Ha rallentato la crescita dei prezzi al consumo in Cina. A maggio, secondo i dati dell’Ufficio nazionale di statistica, il tasso annuo è stato del 2% rispetto al 2,3% registrato in aprile. Il calo è stato favorito dal calo dei prezzi alimentari che invece avevano registrato un rialzo nei mesi invernali. Restando in Asia, questa volta in Giappone, ad aprile gli ordini di macchinari industriali sono calati dell’11% e hanno segnato il peggior dato da due anni. Su base annuale il calo è stato dell’8,2%. La Germania ha registrato in aprile un surplus di bilancia commerciale di 24 miliardi, mentre gli analisti stimavano un surplus a quota 22 miliardi. L’Istat ha segnalato cauti miglioramenti sul mercato del lavoro italiano nel primo trimestre dell’anno. Un monito ai governi è arrivato da Draghi: nonostante ci siano “molte ragioni politiche comprensibili per rinviare le riforme strutturali” nei paesi, ha detto in una lettura in commemorazione di Tommaso Padoa-Schippa, il costo di tali ritardi “è semplicemente troppo alto”. L’Ocse ha censito in aprile un tasso di disoccupazione stabile al 6,4% nell’area, mentre la bilancia commerciale della Gran Bretagna ha mostrato un deficit in calo a 10,5 miliardi di sterline ad aprile.

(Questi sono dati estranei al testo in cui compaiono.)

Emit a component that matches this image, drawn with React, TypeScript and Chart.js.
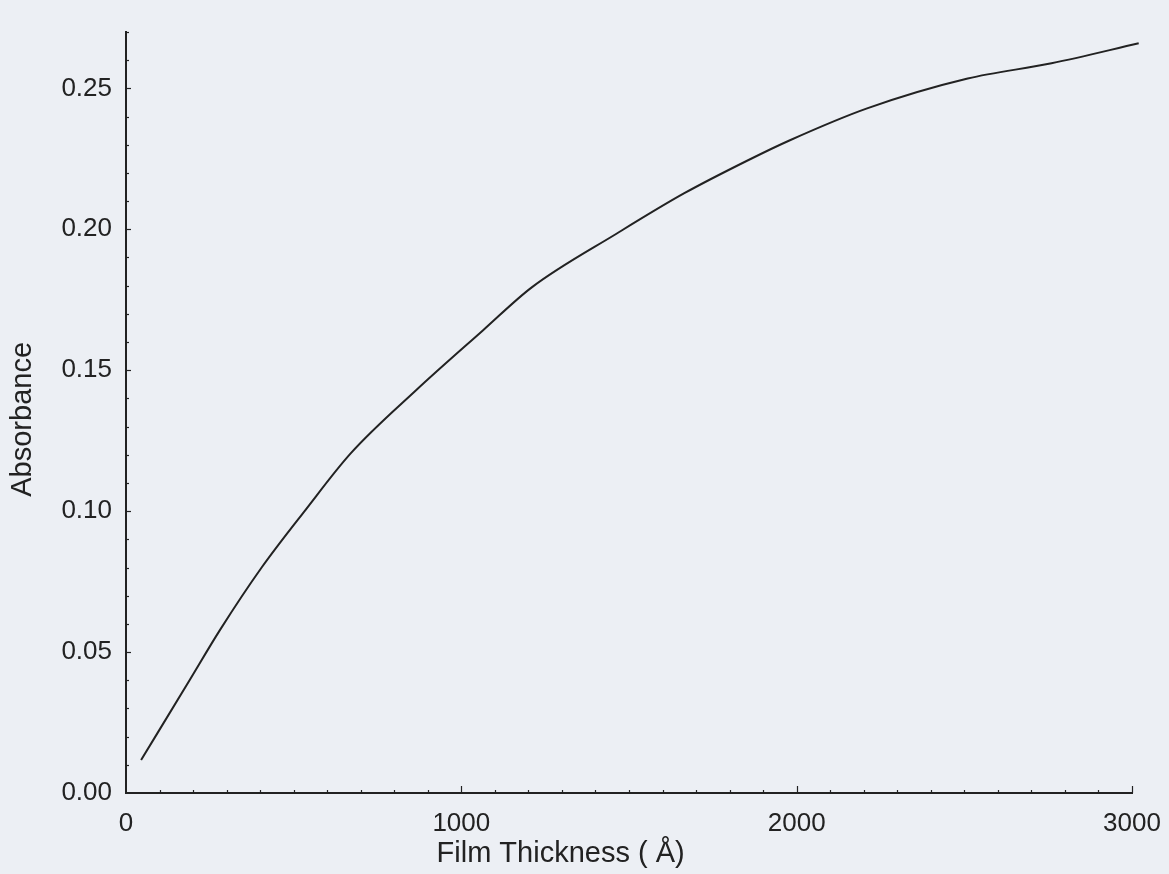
import React, { useEffect, useRef } from "react";
import { Chart, registerables } from "chart.js";

Chart.register(...registerables);

// Film thickness (Å)
const thickness = [45, 190, 280, 405, 535, 670, 865, 1065, 1210, 1465, 1665, 1855, 1980, 2210, 2510, 2760, 3020];
// Absorbance
const absorbance = [0.0117, 0.0401, 0.0578, 0.0801, 0.1004, 0.1205, 0.1429, 0.1642, 0.1794, 0.1986, 0.2128, 0.2245, 0.2316, 0.2429, 0.2535, 0.2589, 0.266];

const xTickValues = [0, 1000, 2000, 3000];
const xTickLabels = ["0", "1000", "2000", "3000"];
const yTickValues = [0, 0.05, 0.1, 0.15, 0.2, 0.25];
const yTickLabels = ["0.00", "0.05", "0.10", "0.15", "0.20", "0.25"];
const xMinorStep = 100;
const yMinorStep = 0.01;
const xTitle = "Film Thickness ( Å)";
const yTitle = "Absorbance";

const INK = "#222222";
const BG = "#eceff4";
const FONT = "'Liberation Sans', Arial, Helvetica, sans-serif";

const decorations = {
  id: "decorations",
  afterDraw(chart: any) {
    const { ctx, scales, chartArea } = chart;
    const x = scales.x;
    const y = scales.y;
    ctx.save();
    ctx.strokeStyle = INK;
    ctx.lineWidth = 1.2;
    for (let v = xMinorStep; v <= x.max + 1e-9; v += xMinorStep) {
      const px = Math.round(x.getPixelForValue(v)) + 0.5;
      const len = Math.abs(v % 1000) < 1e-6 ? 7 : 3;
      ctx.beginPath();
      ctx.moveTo(px, chartArea.bottom);
      ctx.lineTo(px, chartArea.bottom - len);
      ctx.stroke();
    }
    for (let v = yMinorStep; v <= y.max + 1e-9; v += yMinorStep) {
      const py = Math.round(y.getPixelForValue(v)) + 0.5;
      const isMajor = Math.abs(v / 0.05 - Math.round(v / 0.05)) < 1e-6;
      const len = isMajor ? 5 : 3;
      ctx.beginPath();
      ctx.moveTo(chartArea.left, py);
      ctx.lineTo(chartArea.left + len, py);
      ctx.stroke();
    }
    // axis titles
    ctx.fillStyle = INK;
    ctx.font = `29px ${FONT}`;
    ctx.textAlign = "center";
    ctx.textBaseline = "middle";
    ctx.fillText(xTitle, chartArea.left + chartArea.width * 0.432, chartArea.bottom + 61);
    ctx.translate(23, chartArea.top + chartArea.height * 0.509);
    ctx.rotate(-Math.PI / 2);
    ctx.fillText(yTitle, 0, 0);
    ctx.restore();
  },
};

export default function App() {
  const canvasRef = useRef<HTMLCanvasElement | null>(null);

  useEffect(() => {
    document.body.style.margin = "0";
    document.body.style.background = BG;
    const canvas = canvasRef.current;
    if (!canvas) return;
    const chart = new Chart(canvas, {
      type: "line",
      data: {
        datasets: [
          {
            data: thickness.map((t, i) => ({ x: t, y: absorbance[i] })),
            borderColor: INK,
            borderWidth: 2,
            pointRadius: 0,
            fill: false,
            clip: false,
            cubicInterpolationMode: "monotone",
          },
        ],
      },
      options: {
        animation: false,
        responsive: true,
        maintainAspectRatio: false,
        layout: { padding: { left: 0, right: 37, top: 32, bottom: 0 } },
        plugins: { legend: { display: false }, tooltip: { enabled: false } },
        scales: {
          x: {
            type: "linear",
            min: 0,
            max: 3000,
            afterBuildTicks: (scale: any) => {
              scale.ticks = xTickValues.map((v) => ({ value: v }));
            },
            afterFit: (scale: any) => {
              scale.height = 81;
              scale.paddingLeft = 0;
              scale.paddingRight = 0;
            },
            grid: { display: false, drawTicks: false },
            border: { display: true, color: INK, width: 2 },
            ticks: {
              padding: 15,
              color: INK,
              font: { family: FONT, size: 26 },
              maxRotation: 0,
              callback: (v: any) => {
                const i = xTickValues.indexOf(Number(v));
                return i >= 0 ? xTickLabels[i] : "";
              },
            },
          },
          y: {
            type: "linear",
            min: 0,
            max: 0.27,
            afterBuildTicks: (scale: any) => {
              scale.ticks = yTickValues.map((v) => ({ value: v }));
            },
            afterFit: (scale: any) => {
              scale.width = 126;
              scale.paddingTop = 0;
              scale.paddingBottom = 0;
            },
            grid: { display: false, drawTicks: false },
            border: { display: true, color: INK, width: 2 },
            ticks: {
              padding: 14,
              color: INK,
              font: { family: FONT, size: 26 },
              callback: (v: any) => {
                const i = yTickValues.findIndex((t) => Math.abs(t - Number(v)) < 1e-9);
                return i >= 0 ? yTickLabels[i] : "";
              },
            },
          },
        },
      },
      plugins: [decorations],
    } as any);
    return () => chart.destroy();
  }, []);

  return (
    <div style={{ width: 1169, height: 874, position: "relative", background: BG }}>
      <canvas ref={canvasRef} />
    </div>
  );
}
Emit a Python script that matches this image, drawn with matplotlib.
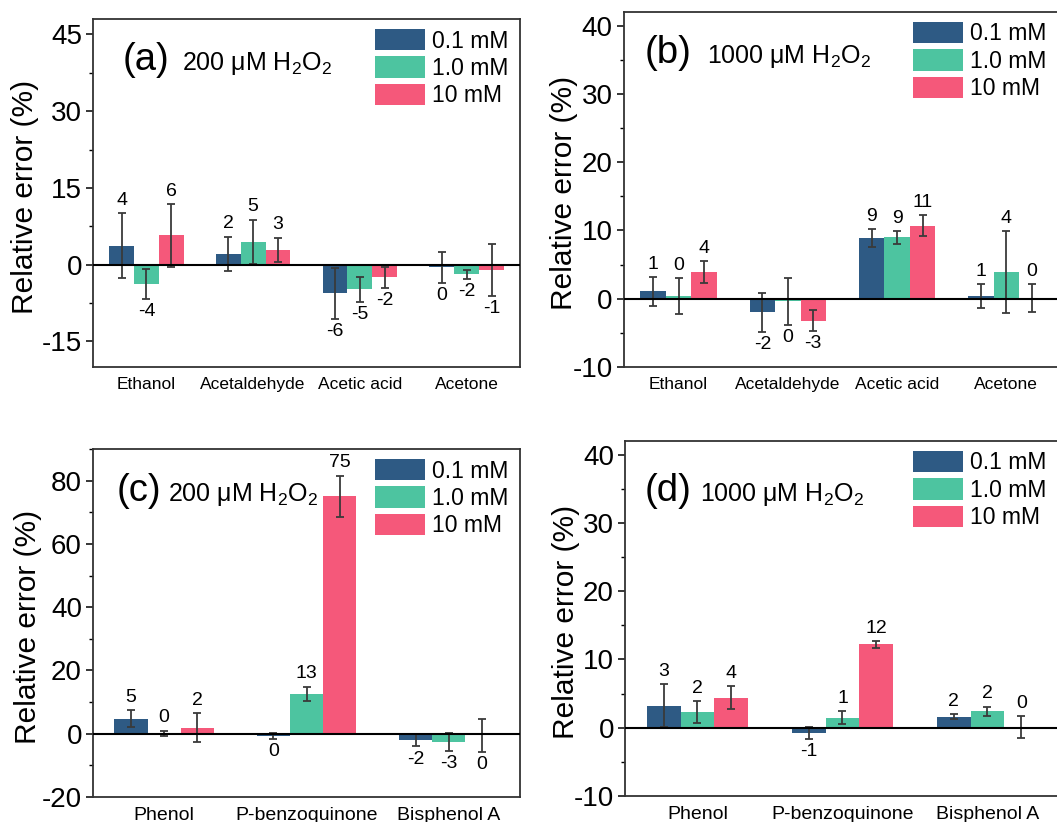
import matplotlib
matplotlib.use("Agg")
import matplotlib.pyplot as plt
import numpy as np
from matplotlib.patches import Patch
from matplotlib.ticker import MultipleLocator

plt.rcParams["font.family"] = ["Liberation Sans", "DejaVu Sans"]
plt.rcParams["mathtext.fontset"] = "custom"
plt.rcParams["mathtext.rm"] = "Liberation Sans"
plt.rcParams["mathtext.default"] = "regular"
plt.rcParams["axes.unicode_minus"] = False

_BLUE = "#2E5A84"; _GREEN = "#4DC4A0"; _PINK = "#F5587A"
_EDGE = "#333333"; _ERR = "#3A3A3A"

series_names = ["0.1 mM", "1.0 mM", "10 mM"]

# (a) 200 uM H2O2, volatile compounds
cats_ab = ["Ethanol", "Acetaldehyde", "Acetic acid", "Acetone"]
a_vals = [[3.7, 2.1, -5.6, -0.5], [-3.8, 4.5, -4.8, -1.9], [5.7, 2.9, -2.5, -1.0]]
a_errs = [[6.4, 3.4, 5.0, 3.0], [2.9, 4.3, 2.4, 0.85], [6.2, 2.4, 2.1, 5.1]]
a_lbls = [["4", "2", "-6", "0"], ["-4", "5", "-5", "-2"], ["6", "3", "-2", "-1"]]

# (b) 1000 uM H2O2, volatile compounds
b_vals = [[1.1, -2.0, 8.9, 0.4], [0.4, -0.4, 9.0, 3.9], [3.9, -3.2, 10.7, 0.1]]
b_errs = [[2.1, 2.9, 1.3, 1.8], [2.6, 3.4, 0.95, 6.0], [1.65, 1.55, 1.5, 2.0]]
b_lbls = [["1", "-2", "9", "1"], ["0", "0", "9", "4"], ["4", "-3", "11", "0"]]

# (c) 200 uM H2O2, aromatic compounds
cats_cd = ["Phenol", "P-benzoquinone", "Bisphenol A"]
c_vals = [[4.8, -0.7, -2.1], [0.2, 12.6, -2.7], [1.9, 75.0, -0.5]]
c_errs = [[2.7, 0.9, 1.9], [0.8, 2.3, 2.8], [4.65, 6.6, 5.3]]
c_lbls = [["5", "0", "-2"], ["0", "13", "-3"], ["2", "75", "0"]]

# (d) 1000 uM H2O2, aromatic compounds
d_vals = [[3.2, -0.8, 1.6], [2.25, 1.5, 2.4], [4.4, 12.2, 0.1]]
d_errs = [[3.15, 0.85, 0.35], [1.6, 1.0, 0.7], [1.7, 0.5, 1.6]]
d_lbls = [["3", "-1", "2"], ["2", "1", "2"], ["4", "12", "0"]]


def _panel(ax, cats, vals, errs, lbls, ylim, major, minor, tag, note,
           tag_pos, note_x, leg_pos, ylab_x, cat_fs=12.5):
    x = np.arange(len(cats))
    w = 0.233
    colors = [_BLUE, _GREEN, _PINK]
    for i, (v, e, lb) in enumerate(zip(vals, errs, lbls)):
        xs = x + (i - 1) * w
        ax.bar(xs, v, w, color=colors[i], edgecolor="none", zorder=2)
        ax.errorbar(xs, v, yerr=e, fmt="none", ecolor=_ERR, elinewidth=1.3,
                    capsize=3, capthick=1.3, zorder=3)
        for xi, vi, ei, t in zip(xs, v, e, lb):
            if vi >= 0:
                ax.annotate(t, (xi, vi + ei), xytext=(0, 3), textcoords="offset points",
                            ha="center", va="bottom", fontsize=14)
            else:
                ax.annotate(t, (xi, vi - ei), xytext=(0, -3), textcoords="offset points",
                            ha="center", va="top", fontsize=14)
    ax.axhline(0, color="black", lw=1.5, zorder=4)
    ax.set_xlim(-0.5, len(cats) - 0.5)
    ax.set_ylim(*ylim)
    ax.yaxis.set_major_locator(MultipleLocator(major))
    ax.yaxis.set_minor_locator(MultipleLocator(minor))
    ax.set_xticks(x)
    ax.set_xticklabels(cats, fontsize=cat_fs)
    ax.tick_params(axis="x", length=0, pad=7)
    ax.tick_params(axis="y", which="major", length=5, width=1.1, labelsize=20, pad=3)
    ax.tick_params(axis="y", which="minor", length=3, width=1.0)
    for sp in ax.spines.values():
        sp.set_linewidth(1.3); sp.set_edgecolor(_EDGE)
    ax.set_ylabel("Relative error (%)", fontsize=21.5)
    ax.yaxis.set_label_coords(ylab_x, 0.49)
    ax.text(tag_pos[0], tag_pos[1], tag, transform=ax.transAxes, fontsize=27.5,
            ha="left", va="baseline")
    ax.text(note_x, tag_pos[1], note, transform=ax.transAxes, fontsize=18,
            ha="left", va="baseline")
    handles = [Patch(facecolor=c, edgecolor="none") for c in colors]
    ax.legend(handles, series_names, loc="upper left", bbox_to_anchor=leg_pos,
              frameon=False, fontsize=16.5, handlelength=2.18, handleheight=1.05,
              labelspacing=0.17, handletextpad=0.3, borderpad=0, borderaxespad=0)


fig = plt.figure(figsize=(10.57, 8.22), dpi=100)
fig.patch.set_facecolor("white")
ax_a = fig.add_axes([0.088, 0.5535, 0.404, 0.4234])
ax_b = fig.add_axes([0.5903, 0.5535, 0.4135, 0.4319])
ax_c = fig.add_axes([0.088, 0.0304, 0.404, 0.4234])
ax_d = fig.add_axes([0.5913, 0.0316, 0.4115, 0.4319])

_panel(ax_a, cats_ab, a_vals, a_errs, a_lbls, (-20, 48), 15, 7.5, "(a)",
       "200 μM H$_2$O$_2$", (0.070, 0.852), 0.208, (0.660, 0.971), -0.126)
_panel(ax_b, cats_ab, b_vals, b_errs, b_lbls, (-10, 42), 10, 5, "(b)",
       "1000 μM H$_2$O$_2$", (0.048, 0.856), 0.190, (0.661, 0.972), -0.106)
_panel(ax_c, cats_cd, c_vals, c_errs, c_lbls, (-20, 90), 20, 10, "(c)",
       "200 μM H$_2$O$_2$", (0.056, 0.851), 0.176, (0.660, 0.971), -0.12, cat_fs=14)
_panel(ax_d, cats_cd, d_vals, d_errs, d_lbls, (-10, 42), 10, 5, "(d)",
       "1000 μM H$_2$O$_2$", (0.046, 0.831), 0.172, (0.662, 0.972), -0.103, cat_fs=14)

fig.savefig("out.png", dpi=100, facecolor="white")
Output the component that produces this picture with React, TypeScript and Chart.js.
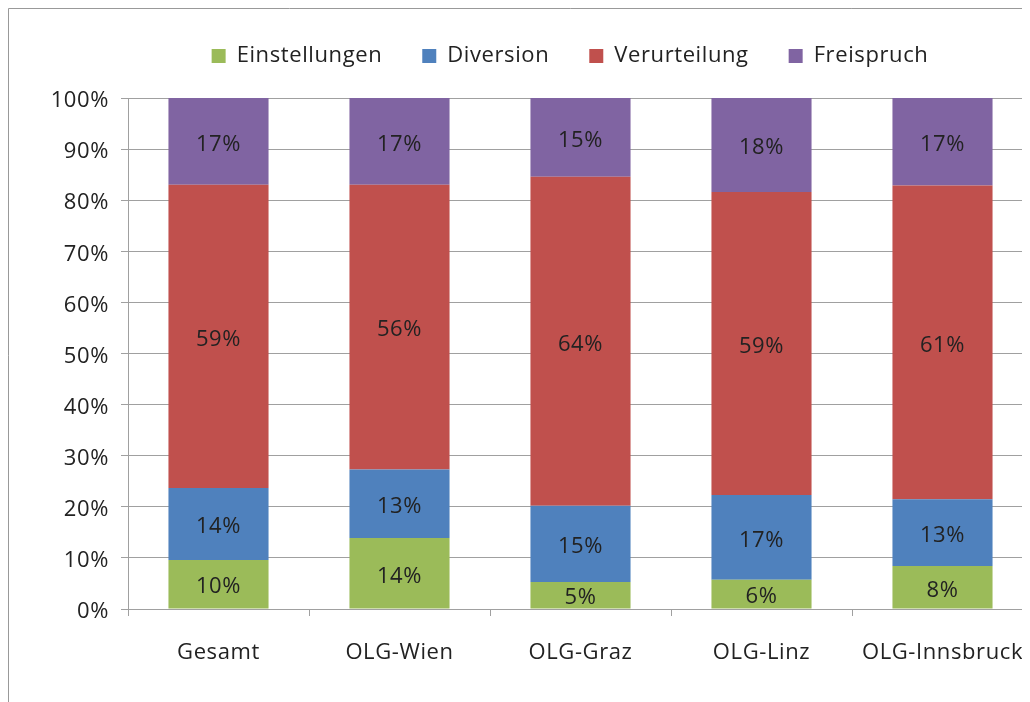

Negli Usa, per la quarta settimana di fila, il numero di lavoratori che per la prima volta hanno fatto richiesta per ricevere sussidi di disoccupazione si è attestato in calo: le richieste sono scese di 4mila unità a 264mila. Il dato si attesta in media sotto quota 300mila da 65 settimane, la serie migliore dal 1973 quando la forza lavoro era più piccola di quella attuale. Gli analisti attendevano un dato in rialzo di mille unità a 268mila unità.
Dopo il rafforzamento del petrolio sui mercati asiatici, i future ritracciano con il Wti che tratta in area 50,6 dollari e il Brent sotto quota 52 dollari. Si stabilizza il prezzo dell’oro, che aveva guadagnato terreno dopo l’annuncio della Fed di voler mantenere una politica monetaria accomodante: il metallo spot si piazza poco sotto quota 1.260 dollari l’oncia.
La Borsa di Tokyo ha chiuso in ribasso per lo yen forte e le preoccupazioni sulla tenuta dell’economia nipponica. L’indice Nikkei ha perso lo 0,97% a 16.668,41 punti. Chiusura positiva invece per la Borsa di Wall Street, con l’indice Dow Jones a 18.005 punti (+0,37%) e il Nasdaq a 4.975 (+0,26%).